Code Orange could have taken an easy route. Or at least an easier one. Having received such acclaim for those last two records, they could have pandered to the mainstream, toned down the extreme abrasion of their sound for something a little more palatable and made a record that might have actually won a GRAMMY. But that’s not who the band are and that’s not who Jami is. Instead, they made one of the most challenging albums of last year. It’s a record that, sonically and lyrically, lets you inside Jami’s head – in much the same way those parasites get inside their hosts – in an attempt to explain why they made what you’re listening to as you’re listening to it. It all sounds very post-modern and self-aware, and it kind of is, but Jami and the band aren’t being pretentious. Nor are they just pushing boundaries for the sake of it. It’s much more important than that.
“My goal in making music with this band,” he says, “is to fill the void of what I would like to hear and see that’s not out there. With that comes the idea that you do have to push forward in some kind of way. Obviously, we’re playing with a lot of familiar elements, but I think you’ve got to rearrange them into a new puzzle to have a right or reason to exist at this point. Because for me, it’s not really about just playing or enjoying it. It’s about trying to put something out there that isn’t there, that I would like to be there.”
For most of the interview, Jami seems – emotionally, at least – quite reserved. He speaks in an almost monotone and his answers are very considered, though you sometimes get the sense he doesn’t want to give too much away. But when asked what he’s been searching for with his music, he embarks on a passionate discourse about the nature of self and how it’s represented on the record, split between “heavy, disgusting” sounds and songs that are “brighter and stylistically different” to what they have done before.

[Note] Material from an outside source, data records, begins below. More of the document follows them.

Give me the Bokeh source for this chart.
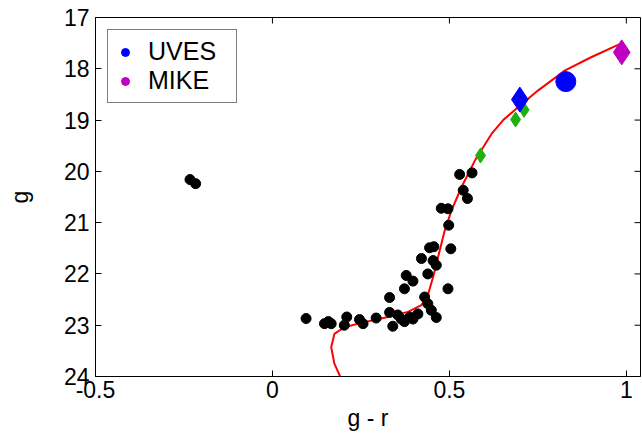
import math
from bokeh.plotting import figure
from bokeh.models import FixedTicker, Range1d, Legend, LegendItem
from bokeh.embed import file_html
from bokeh.resources import INLINE

# Black photometric points (g - r, g)
star_gr = [-0.233, -0.217, 0.095, 0.147, 0.166, 0.158, 0.203, 0.210, 0.246, 0.256,
           0.293, 0.331, 0.331, 0.340, 0.354, 0.364, 0.373, 0.373, 0.378, 0.397,
           0.397, 0.411, 0.421, 0.430, 0.439, 0.439, 0.449, 0.463, 0.444, 0.456,
           0.454, 0.463, 0.496, 0.504, 0.498, 0.477, 0.496, 0.539, 0.551, 0.529,
           0.564, 0.388]
star_g = [20.16, 20.24, 22.87, 22.97, 22.97, 22.93, 23.00, 22.84, 22.89, 22.97,
          22.86, 22.46, 22.75, 23.02, 22.80, 22.88, 22.29, 22.93, 22.03, 22.14,
          22.88, 22.78, 21.70, 22.45, 22.00, 22.58, 22.71, 22.85, 21.49, 21.47,
          21.74, 21.83, 22.29, 21.51, 21.05, 20.72, 20.73, 20.37, 20.53, 20.06,
          20.03, 22.84]

# Isochrone (red line)
iso_gr = [0.194, 0.175, 0.166, 0.175, 0.203, 0.260, 0.326, 0.383, 0.421, 0.440,
          0.454, 0.468, 0.487, 0.506, 0.534, 0.572, 0.619, 0.652, 0.694, 0.751,
          0.827, 0.902, 0.978, 0.990]
iso_g = [24.04, 23.75, 23.43, 23.17, 23.04, 22.94, 22.84, 22.74, 22.61, 22.39,
         22.06, 21.67, 21.15, 20.76, 20.31, 19.79, 19.27, 19.00, 18.75, 18.42,
         18.03, 17.77, 17.53, 17.50]

# Green diamonds
green_gr = [0.588, 0.687, 0.711]
green_g = [19.69, 18.99, 18.80]

# UVES targets
uves_d_gr = [0.699]
uves_d_g = [18.60]
uves_c_gr = [0.829]
uves_c_g = [18.25]

# MIKE target
mike_gr = [0.987]
mike_g = [17.68]

x_ticks = [-0.5, 0, 0.5, 1]
x_tick_labels = ["-0.5", "0", "0.5", "1"]
y_ticks = [17, 18, 19, 20, 21, 22, 23, 24]
X_MIN, X_MAX = -0.5, 1.04
Y_TOP, Y_BOTTOM = 17, 24

FONT = "Liberation Sans"
FS = "23px"

p = figure(width=642, height=441, output_backend="svg", toolbar_location=None,
           x_range=Range1d(X_MIN, X_MAX), y_range=Range1d(Y_BOTTOM, Y_TOP),
           min_border_left=95, min_border_right=2, min_border_top=17, min_border_bottom=65)
p.xgrid.visible = False
p.ygrid.visible = False
p.outline_line_color = "black"
p.outline_line_width = 1
p.background_fill_color = "white"
p.border_fill_color = "white"

for ax in p.xaxis + p.yaxis:
    ax.major_tick_in = 6
    ax.major_tick_out = 0
    ax.minor_tick_line_color = None
    ax.major_label_text_font = FONT
    ax.major_label_text_font_size = FS
    ax.major_label_text_color = "black"
    ax.axis_label_text_font = FONT
    ax.axis_label_text_font_size = FS
    ax.axis_label_text_font_style = "normal"
    ax.axis_label_text_color = "black"
    ax.axis_line_color = "black"
    ax.major_tick_line_color = "black"

p.xaxis.ticker = FixedTicker(ticks=x_ticks)
p.xaxis.major_label_overrides = dict(zip(x_ticks, x_tick_labels))
p.yaxis.ticker = FixedTicker(ticks=y_ticks)
p.xaxis.axis_label = "g - r"
p.yaxis.axis_label = "g"
p.xaxis.major_label_standoff = 4
p.yaxis.major_label_standoff = 6
p.xaxis.axis_label_standoff = 4
p.yaxis.axis_label_standoff = 28

# mirrored inward ticks on the right and top edges
p.ray(x=[X_MAX] * len(y_ticks), y=y_ticks, length=6, length_units="screen",
      angle=math.pi, line_color="black", line_width=1)
p.ray(x=x_ticks, y=[Y_TOP] * len(x_ticks), length=6, length_units="screen",
      angle=-math.pi / 2, line_color="black", line_width=1)

p.line(iso_gr, iso_g, line_color="#ff0000", line_width=2)
p.scatter(star_gr, star_g, size=10, marker="circle", fill_color="black", line_color="black")
p.scatter(green_gr, green_g, size=15, marker="diamond", fill_color="#20b010", line_color="#20b010")

# legend proxies (small dots hidden under the large markers)
lu = p.scatter(uves_c_gr, uves_c_g, size=8, marker="circle", fill_color="#0000ff", line_color="#0000ff")
lm = p.scatter(mike_gr, mike_g, size=8, marker="circle", fill_color="#c000c0", line_color="#c000c0")

p.scatter(uves_d_gr, uves_d_g, size=25, marker="diamond", fill_color="#0000ff", line_color="#0000ff")
p.scatter(uves_c_gr, uves_c_g, size=20, marker="circle", fill_color="#0000ff", line_color="#0000ff")
p.scatter(mike_gr, mike_g, size=25, marker="diamond", fill_color="#c000c0", line_color="#c000c0")

legend = Legend(items=[LegendItem(label="UVES", renderers=[lu]),
                       LegendItem(label="MIKE", renderers=[lm])],
                location="top_left")
legend.margin = 12
legend.padding = 7
legend.spacing = 0
legend.glyph_width = 20
legend.glyph_height = 20
legend.label_standoff = 13
legend.label_width = 81
legend.label_text_font = FONT
legend.label_text_font_size = "25px"
legend.label_text_color = "black"
legend.border_line_color = "black"
legend.border_line_width = 1
legend.background_fill_alpha = 1
p.add_layout(legend)

open("out.html", "w").write(file_html(p, INLINE))
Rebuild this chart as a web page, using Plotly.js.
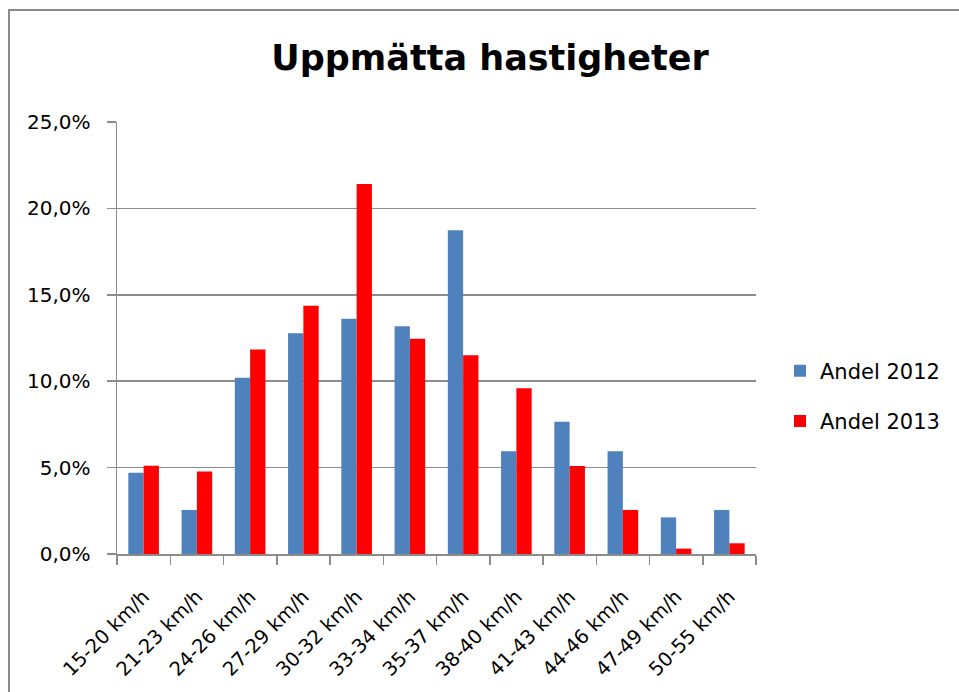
<!DOCTYPE html>
<html>
<head>
<meta charset="utf-8">
<script src="https://cdn.plot.ly/plotly-3.0.1.min.js"></script>
<style>
  html, body { margin: 0; padding: 0; background: #fff; }
  #wrap { position: relative; width: 959px; height: 692px; overflow: hidden; }
  #frame { position: absolute; left: 8px; top: 9px; width: 1000px; height: 1000px;
           border-left: 2px solid #8a8a8a; border-top: 2px solid #8a8a8a; pointer-events: none; }
  #chart { position: absolute; left: 0; top: 0; width: 959px; height: 692px; }
</style>
</head>
<body>
<div id="wrap">
  <div id="chart"></div>
  <div id="frame"></div>
</div>
<script>
const categories = ["15-20 km/h", "21-23 km/h", "24-26 km/h", "27-29 km/h", "30-32 km/h", "33-34 km/h",
                    "35-37 km/h", "38-40 km/h", "41-43 km/h", "44-46 km/h", "47-49 km/h", "50-55 km/h"];
const andel2012 = [4.7, 2.55, 10.2, 12.77, 13.62, 13.18, 18.73, 5.94, 7.66, 5.94, 2.12, 2.55];
const andel2013 = [5.1, 4.78, 11.83, 14.37, 21.41, 12.46, 11.5, 9.59, 5.09, 2.55, 0.31, 0.62];
const seriesNames = ["Andel 2012", "Andel 2013"];
const yTickVals = [0, 5, 10, 15, 20, 25];
const yTickText = ["0,0%", "5,0%", "10,0%", "15,0%", "20,0%", "25,0%"];
const titleText = "Uppmätta hastigheter";

const font = "DejaVu Sans, sans-serif";
const gridColor = "#8c8c8c";

const traces = [
  { type: "bar", name: seriesNames[0], x: categories, y: andel2012, legendgroup: "a",
    marker: { color: "#4f81bd", line: { width: 0 } }, hoverinfo: "x+y" },
  { type: "bar", name: seriesNames[1], x: categories, y: andel2013, legendgroup: "b",
    marker: { color: "#ff0000", line: { width: 0 } }, hoverinfo: "x+y" }
];

const layout = {
  width: 959, height: 692,
  paper_bgcolor: "rgba(0,0,0,0)", plot_bgcolor: "#fff",
  margin: { l: 117, r: 203, t: 122, b: 138 },
  barmode: "group", bargap: 0.425, bargroupgap: 0,
  title: { text: "<b>" + titleText + "</b>", font: { family: font, size: 35, color: "#000" },
           xref: "container", yref: "container", x: 0.511, xanchor: "center",
           y: 1 - 58 / 692, yanchor: "middle" },
  xaxis: {
    type: "category", tickangle: -45, tickson: "boundaries",
    ticks: "outside", ticklen: 9, tickcolor: gridColor, tickwidth: 1.5,
    showline: true, linecolor: gridColor, linewidth: 1.5,
    showgrid: false, tickfont: { family: font, size: 19.5, color: "#000" },
    ticklabelstandoff: 22,
    automargin: false
  },
  yaxis: {
    range: [0, 25], tickmode: "array", tickvals: yTickVals, ticktext: yTickText,
    ticks: "outside", ticklen: 9, tickcolor: gridColor, tickwidth: 1.5,
    showline: true, linecolor: gridColor, linewidth: 1.5,
    showgrid: true, gridcolor: gridColor, gridwidth: 1.5, zeroline: false,
    tickfont: { family: font, size: 20, color: "#000" }, ticklabelstandoff: 12,
    automargin: false
  },
  showlegend: true,
  legend: {
    xref: "container", yref: "container", x: 780 / 959, xanchor: "left",
    y: 1 - 396 / 692, yanchor: "middle",
    font: { family: font, size: 21, color: "#000" },
    traceorder: "grouped", tracegroupgap: 20, bgcolor: "rgba(0,0,0,0)"
  }
};

Plotly.newPlot("chart", traces, layout, { displayModeBar: false, staticPlot: true });
</script>
</body>
</html>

He makes special reference to Mirror – a song that’s sung by Reba, which Jami describes as “this kind of beautiful but digital thing being overtaken slowly by this kind of disgusting buggy thing”. It’s in stark contrast to the coruscating, punishing intensity of A Drone Opting Out Of The Hive, an experimental industrial metal track that sounds like a brain both imploding and exploding at the same time, as the narrator attempts to discover who he really is. ‘I am the main character,’ Jami sings. ‘I am the player and the narrator, I’m the symbolic and the actual.’ All of it, he says, coalesces to offer an accurate representation of not just how he feels, but who he really is.
“To me, Mirror is this stripped-down song of the soul,” he says. “It represents that conversation with self, where you’re almost like battling that parasitic inner voice that’s coming back to play throughout the record in the form of heavy music. And A Drone Opting Out Of The Hive is the full realisation of that – it takes place in an interrogation room or something, and it’s you interrogating yourself and trying to push that monster back down. It’s the ego really coming into play. And I do feel like that at times – I’m a person who’s split in two in a lot of ways.”